Electronic protected health information (ePHI) is any identifiable information generated, processed, stored, or transmitted electronically by healthcare facilities, including hospitals, hospices, and health insurance agencies. Examples of ePHI include patient demographics like names, addresses, and email addresses, and healthcare data like prescriptions, blood test reports, and biometric identifiers.
In the US, the Health Insurance Portability and Accountability Act (HIPAA) mandates stringent security standards for storing, sharing, and managing protected health information. Neglecting to comply with these security standards or failure to protect patients' privacy can result in heavy financial penalties and damage to reputation. Organizations that adhere to HIPAA are required to closely monitor accesses and modifications to files that contain ePHI, and prevent its leak and theft. A HIPAA compliance tool can be used to help with maintaining stringent data security standards.
Some of the major cybersecurity requirements based on technical controls mandated by HIPAA for securing ePHI include:
Tracking all unauthorized file changes to ensure data integrity is preserved. (Sections 10.5.5 and 11.5)

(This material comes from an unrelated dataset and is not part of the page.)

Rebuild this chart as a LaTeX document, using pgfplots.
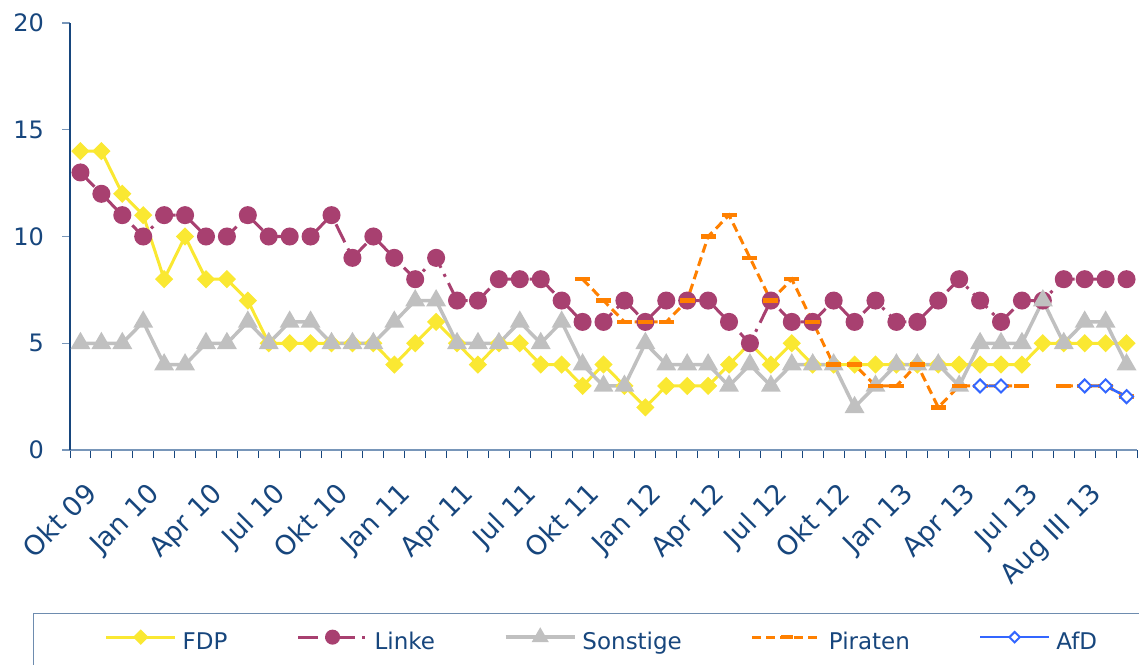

Detecting crucial file and folder activity with the help of timely notifications, which is necessary to track potential data leaks or theft. (Section 164.312)
Analyzing security permissions for the files containing ePHI to ensure that only the right personnel have been granted access to the data. (Section 164.312)
Responding to mass file access events promptly to prevent malware infections or data breaches. (Section 164.312)
ePHI, like all other sensitive information, has to be secured with the most stringent measures. Personal data stored in file servers, cloud storage, or other repositories can be discovered and located using a data discovery tool. It should then be processed by a data classification tool so the correct priorities can be applied for the right level of security control.
Once located and classified, sensitive data needs to be secured in all instances—file server, cloud storage, and endpoints—to prevent manipulation or theft. Deploy a data leak prevention solution to monitor and control endpoint activity, including copy actions on files classified as sensitive. Use cloud protection software to monitor user access to web applications and incoming traffic from the internet.